Write out the listing below in full and exactly, leaving out every picture.
=-=-=-=-=
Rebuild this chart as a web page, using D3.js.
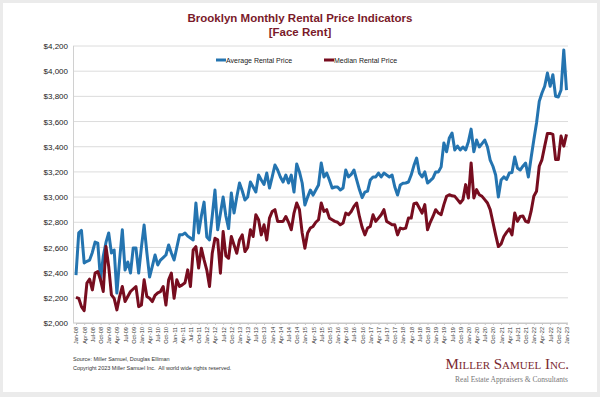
<!DOCTYPE html>
<html><head><meta charset="utf-8">
<script src="https://cdn.jsdelivr.net/npm/d3@7"></script>
<style>
html,body{margin:0;padding:0;background:#ebebeb;}
svg{display:block;}
</style></head>
<body>
<svg id="chart" width="600" height="397"></svg>
<script>
// ---- data ----
const startYear = 2008;
const quarterMonths = ["Jan","Apr","Jul","Oct"];
const yTicks = [2000,2200,2400,2600,2800,3000,3200,3400,3600,3800,4000,4200];
const seriesNames = ["Average Rental Price","Median Rental Price"];
// monthly values Jan-08 .. Jan-23
const averageRent = [
2381,2715,2735,2477,2490,2500,2560,2643,2635,2340,2530,2640,
2715,2556,2580,2238,2500,2740,2420,2485,2397,2596,2596,2397,
2600,2778,2560,2365,2450,2540,2461,2500,2520,2540,2620,2556,
2500,2600,2700,2700,2715,2690,2675,2660,2953,2715,2850,2960,
2683,2660,2850,3056,2740,2870,3000,2850,2750,3032,2873,3000,
3112,3050,2977,3000,3120,3080,3040,3175,3136,3100,3191,3072,
3160,3255,3215,3160,3120,3175,3112,3175,3040,3263,3200,3112,
2937,3000,3056,3016,3056,3096,3271,3160,3191,3136,3072,3080,
3080,3056,3072,3215,3160,3180,3215,3136,3060,2996,3040,3048,
3136,3160,3160,3191,3160,3191,3175,3160,3175,3080,3016,3096,
3110,3112,3120,3175,3250,3310,3191,3160,3200,3112,3130,3150,
3200,3200,3240,3430,3360,3470,3509,3374,3405,3374,3398,3374,
3440,3540,3360,3453,3398,3425,3453,3398,3294,3245,3175,3001,
3136,3160,3140,3191,3195,3318,3231,3215,3245,3270,3160,3310,
3453,3588,3760,3827,3880,3985,3880,3972,3800,3795,3850,4169,
3850
];
const medianRent = [
2204,2196,2130,2098,2316,2348,2263,2396,2409,2343,2250,2607,
2449,2224,2196,2104,2210,2290,2170,2210,2250,2270,2290,2130,
2143,2343,2210,2196,2170,2220,2240,2250,2290,2143,2343,2396,
2196,2343,2290,2303,2320,2422,2290,2580,2607,2436,2594,2501,
2420,2290,2554,2673,2660,2396,2726,2533,2514,2687,2620,2554,
2660,2700,2567,2600,2740,2687,2860,2820,2700,2780,2660,2833,
2886,2900,2807,2807,2807,2846,2800,2740,2873,2953,2900,2715,
2594,2715,2754,2767,2800,2820,2953,2886,2900,2833,2820,2807,
2800,2780,2794,2873,2860,2886,2926,2953,2846,2760,2700,2754,
2767,2860,2807,2833,2860,2900,2807,2794,2780,2780,2700,2754,
2747,2754,2833,2833,2947,2953,2913,2873,2940,2740,2800,2846,
2900,2873,2860,2940,3006,3019,3010,3006,2980,2953,2980,3099,
2993,3271,2993,3059,3019,3006,2980,2953,2900,2800,2700,2607,
2628,2687,2720,2747,2700,2873,2807,2846,2850,2807,2800,2886,
3006,3046,3245,3298,3405,3506,3506,3498,3298,3298,3485,3405,
3498
];

// tick labels every quarter
const xTickLabels = [];
const xTickIndex = [];
for (let i = 0; i < averageRent.length; i += 3) {
  const yr = startYear + Math.floor(i / 12);
  xTickLabels.push(quarterMonths[(i % 12) / 3] + "-" + String(yr).slice(2));
  xTickIndex.push(i);
}

// ---- layout ----
const svg = d3.select("#chart");
svg.append("rect").attr("x",3).attr("y",3).attr("width",594).attr("height",389).attr("fill","#fff");

const plot = {left:73, right:568, top:46, bottom:323};
const x = d3.scaleLinear().domain([0, averageRent.length - 1]).range([76, 566.5]);
const y = d3.scaleLinear().domain([2000, 4200]).range([plot.bottom, plot.top]);

const titleColor = "#7a1a2a";
svg.append("text").attr("x",300).attr("y",22).attr("text-anchor","middle")
  .attr("font-family","Liberation Sans, Arial, sans-serif").attr("font-weight","bold")
  .attr("font-size",11.5).attr("fill",titleColor).text("Brooklyn Monthly Rental Price Indicators");
svg.append("text").attr("x",300).attr("y",36).attr("text-anchor","middle")
  .attr("font-family","Liberation Sans, Arial, sans-serif").attr("font-weight","bold")
  .attr("font-size",11.5).attr("fill",titleColor).text("[Face Rent]");

// gridlines
svg.append("g").selectAll("line").data(yTicks).join("line")
  .attr("x1",plot.left).attr("x2",plot.right)
  .attr("y1",d=>y(d)).attr("y2",d=>y(d))
  .attr("stroke",d=>d===2000?"#c8c8c8":"#dcdcdc").attr("stroke-width",1);
svg.append("line").attr("x1",plot.left+0.5).attr("x2",plot.left+0.5)
  .attr("y1",plot.top).attr("y2",plot.bottom).attr("stroke","#d0d0d0");

// y axis
const yAxis = d3.axisLeft(y).tickValues(yTicks).tickSize(0).tickPadding(5)
  .tickFormat(d => "$" + d3.format(",")(d));
const yg = svg.append("g").attr("transform",`translate(${plot.left},0)`).call(yAxis);
yg.select(".domain").remove();
yg.selectAll("text").attr("font-family","Liberation Sans, Arial, sans-serif")
  .attr("font-size",8).attr("fill","#222");

// x axis
const xAxis = d3.axisBottom(x).tickValues(xTickIndex).tickSize(2).tickPadding(2)
  .tickFormat((d,i) => xTickLabels[i]);
const xg = svg.append("g").attr("transform",`translate(0,${plot.bottom})`).call(xAxis);
xg.select(".domain").attr("stroke","#c8c8c8");
xg.selectAll(".tick line").attr("stroke","#c8c8c8");
xg.selectAll("text").attr("font-family","Liberation Sans, Arial, sans-serif")
  .attr("font-size",5.6).attr("fill","#333")
  .attr("text-anchor","end").attr("transform","rotate(-90)")
  .attr("x",-4).attr("y",0).attr("dy","0.35em");

// lines
const line = d3.line().x((d,i)=>x(i)).y(d=>y(d)).curve(d3.curveLinear);
const colors = ["#2474b0","#770d1f"];
[averageRent, medianRent].forEach((s,k)=>{
  svg.append("path").datum(s).attr("d",line).attr("fill","none")
    .attr("stroke",colors[k]).attr("stroke-width",3).attr("stroke-linejoin","round");
});

// legend
const legendX = [216, 324];
seriesNames.forEach((n,k)=>{
  svg.append("line").attr("x1",legendX[k]).attr("x2",legendX[k]+10)
    .attr("y1",60).attr("y2",60).attr("stroke",colors[k]).attr("stroke-width",3);
  svg.append("text").attr("x",legendX[k]+10).attr("y",62.5)
    .attr("font-family","Liberation Sans, Arial, sans-serif").attr("font-size",7)
    .attr("fill","#222").text(n);
});

// footer
svg.append("text").attr("x",73).attr("y",361)
  .attr("font-family","Liberation Sans, Arial, sans-serif").attr("font-size",5.5)
  .attr("fill","#333").text("Source: Miller Samuel, Douglas Elliman");
svg.append("text").attr("x",73).attr("y",370)
  .attr("font-family","Liberation Sans, Arial, sans-serif").attr("font-size",5.5)
  .attr("fill","#333").attr("xml:space","preserve").text("Copyright 2023 Miller Samuel Inc.  All world wide rights reserved.");
svg.append("text").attr("x",569).attr("y",369).attr("text-anchor","end")
  .attr("font-family","Liberation Serif, Times New Roman, serif").attr("font-size",15)
  .attr("font-variant","small-caps").attr("fill","#7a2a30")
  .text("Miller Samuel Inc.");
svg.append("text").attr("x",568).attr("y",382).attr("text-anchor","end")
  .attr("font-family","Liberation Serif, Times New Roman, serif").attr("font-size",7.5)
  .attr("fill","#777").text("Real Estate Appraisers & Consultants");
</script>
</body></html>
=-=-=-=-=
▶ _Full solution_
Rebuild this chart as a web page, using D3.js.
<!DOCTYPE html>
<html><head><meta charset="utf-8">
<script src="https://cdn.jsdelivr.net/npm/d3@7"></script>
<style>
html,body{margin:0;padding:0;background:#ebebeb;}
svg{display:block;}
</style></head>
<body>
<svg id="chart" width="600" height="397"></svg>
<script>
// ---- data ----
const startYear = 2008;
const quarterMonths = ["Jan","Apr","Jul","Oct"];
const yTicks = [2000,2200,2400,2600,2800,3000,3200,3400,3600,3800,4000,4200];
const seriesNames = ["Average Rental Price","Median Rental Price"];
// monthly values Jan-08 .. Jan-23
const averageRent = [
2381,2715,2735,2477,2490,2500,2560,2643,2635,2340,2530,2640,
2715,2556,2580,2238,2500,2740,2420,2485,2397,2596,2596,2397,
2600,2778,2560,2365,2450,2540,2461,2500,2520,2540,2620,2556,
2500,2600,2700,2700,2715,2690,2675,2660,2953,2715,2850,2960,
2683,2660,2850,3056,2740,2870,3000,2850,2750,3032,2873,3000,
3112,3050,2977,3000,3120,3080,3040,3175,3136,3100,3191,3072,
3160,3255,3215,3160,3120,3175,3112,3175,3040,3263,3200,3112,
2937,3000,3056,3016,3056,3096,3271,3160,3191,3136,3072,3080,
3080,3056,3072,3215,3160,3180,3215,3136,3060,2996,3040,3048,
3136,3160,3160,3191,3160,3191,3175,3160,3175,3080,3016,3096,
3110,3112,3120,3175,3250,3310,3191,3160,3200,3112,3130,3150,
3200,3200,3240,3430,3360,3470,3509,3374,3405,3374,3398,3374,
3440,3540,3360,3453,3398,3425,3453,3398,3294,3245,3175,3001,
3136,3160,3140,3191,3195,3318,3231,3215,3245,3270,3160,3310,
3453,3588,3760,3827,3880,3985,3880,3972,3800,3795,3850,4169,
3850
];
const medianRent = [
2204,2196,2130,2098,2316,2348,2263,2396,2409,2343,2250,2607,
2449,2224,2196,2104,2210,2290,2170,2210,2250,2270,2290,2130,
2143,2343,2210,2196,2170,2220,2240,2250,2290,2143,2343,2396,
2196,2343,2290,2303,2320,2422,2290,2580,2607,2436,2594,2501,
2420,2290,2554,2673,2660,2396,2726,2533,2514,2687,2620,2554,
2660,2700,2567,2600,2740,2687,2860,2820,2700,2780,2660,2833,
2886,2900,2807,2807,2807,2846,2800,2740,2873,2953,2900,2715,
2594,2715,2754,2767,2800,2820,2953,2886,2900,2833,2820,2807,
2800,2780,2794,2873,2860,2886,2926,2953,2846,2760,2700,2754,
2767,2860,2807,2833,2860,2900,2807,2794,2780,2780,2700,2754,
2747,2754,2833,2833,2947,2953,2913,2873,2940,2740,2800,2846,
2900,2873,2860,2940,3006,3019,3010,3006,2980,2953,2980,3099,
2993,3271,2993,3059,3019,3006,2980,2953,2900,2800,2700,2607,
2628,2687,2720,2747,2700,2873,2807,2846,2850,2807,2800,2886,
3006,3046,3245,3298,3405,3506,3506,3498,3298,3298,3485,3405,
3498
];

// tick labels every quarter
const xTickLabels = [];
const xTickIndex = [];
for (let i = 0; i < averageRent.length; i += 3) {
  const yr = startYear + Math.floor(i / 12);
  xTickLabels.push(quarterMonths[(i % 12) / 3] + "-" + String(yr).slice(2));
  xTickIndex.push(i);
}

// ---- layout ----
const svg = d3.select("#chart");
svg.append("rect").attr("x",3).attr("y",3).attr("width",594).attr("height",389).attr("fill","#fff");

const plot = {left:73, right:568, top:46, bottom:323};
const x = d3.scaleLinear().domain([0, averageRent.length - 1]).range([76, 566.5]);
const y = d3.scaleLinear().domain([2000, 4200]).range([plot.bottom, plot.top]);

const titleColor = "#7a1a2a";
svg.append("text").attr("x",300).attr("y",22).attr("text-anchor","middle")
  .attr("font-family","Liberation Sans, Arial, sans-serif").attr("font-weight","bold")
  .attr("font-size",11.5).attr("fill",titleColor).text("Brooklyn Monthly Rental Price Indicators");
svg.append("text").attr("x",300).attr("y",36).attr("text-anchor","middle")
  .attr("font-family","Liberation Sans, Arial, sans-serif").attr("font-weight","bold")
  .attr("font-size",11.5).attr("fill",titleColor).text("[Face Rent]");

// gridlines
svg.append("g").selectAll("line").data(yTicks).join("line")
  .attr("x1",plot.left).attr("x2",plot.right)
  .attr("y1",d=>y(d)).attr("y2",d=>y(d))
  .attr("stroke",d=>d===2000?"#c8c8c8":"#dcdcdc").attr("stroke-width",1);
svg.append("line").attr("x1",plot.left+0.5).attr("x2",plot.left+0.5)
  .attr("y1",plot.top).attr("y2",plot.bottom).attr("stroke","#d0d0d0");

// y axis
const yAxis = d3.axisLeft(y).tickValues(yTicks).tickSize(0).tickPadding(5)
  .tickFormat(d => "$" + d3.format(",")(d));
const yg = svg.append("g").attr("transform",`translate(${plot.left},0)`).call(yAxis);
yg.select(".domain").remove();
yg.selectAll("text").attr("font-family","Liberation Sans, Arial, sans-serif")
  .attr("font-size",8).attr("fill","#222");

// x axis
const xAxis = d3.axisBottom(x).tickValues(xTickIndex).tickSize(2).tickPadding(2)
  .tickFormat((d,i) => xTickLabels[i]);
const xg = svg.append("g").attr("transform",`translate(0,${plot.bottom})`).call(xAxis);
xg.select(".domain").attr("stroke","#c8c8c8");
xg.selectAll(".tick line").attr("stroke","#c8c8c8");
xg.selectAll("text").attr("font-family","Liberation Sans, Arial, sans-serif")
  .attr("font-size",5.6).attr("fill","#333")
  .attr("text-anchor","end").attr("transform","rotate(-90)")
  .attr("x",-4).attr("y",0).attr("dy","0.35em");

// lines
const line = d3.line().x((d,i)=>x(i)).y(d=>y(d)).curve(d3.curveLinear);
const colors = ["#2474b0","#770d1f"];
[averageRent, medianRent].forEach((s,k)=>{
  svg.append("path").datum(s).attr("d",line).attr("fill","none")
    .attr("stroke",colors[k]).attr("stroke-width",3).attr("stroke-linejoin","round");
});

// legend
const legendX = [216, 324];
seriesNames.forEach((n,k)=>{
  svg.append("line").attr("x1",legendX[k]).attr("x2",legendX[k]+10)
    .attr("y1",60).attr("y2",60).attr("stroke",colors[k]).attr("stroke-width",3);
  svg.append("text").attr("x",legendX[k]+10).attr("y",62.5)
    .attr("font-family","Liberation Sans, Arial, sans-serif").attr("font-size",7)
    .attr("fill","#222").text(n);
});

// footer
svg.append("text").attr("x",73).attr("y",361)
  .attr("font-family","Liberation Sans, Arial, sans-serif").attr("font-size",5.5)
  .attr("fill","#333").text("Source: Miller Samuel, Douglas Elliman");
svg.append("text").attr("x",73).attr("y",370)
  .attr("font-family","Liberation Sans, Arial, sans-serif").attr("font-size",5.5)
  .attr("fill","#333").attr("xml:space","preserve").text("Copyright 2023 Miller Samuel Inc.  All world wide rights reserved.");
svg.append("text").attr("x",569).attr("y",369).attr("text-anchor","end")
  .attr("font-family","Liberation Serif, Times New Roman, serif").attr("font-size",15)
  .attr("font-variant","small-caps").attr("fill","#7a2a30")
  .text("Miller Samuel Inc.");
svg.append("text").attr("x",568).attr("y",382).attr("text-anchor","end")
  .attr("font-family","Liberation Serif, Times New Roman, serif").attr("font-size",7.5)
  .attr("fill","#777").text("Real Estate Appraisers & Consultants");
</script>
</body></html>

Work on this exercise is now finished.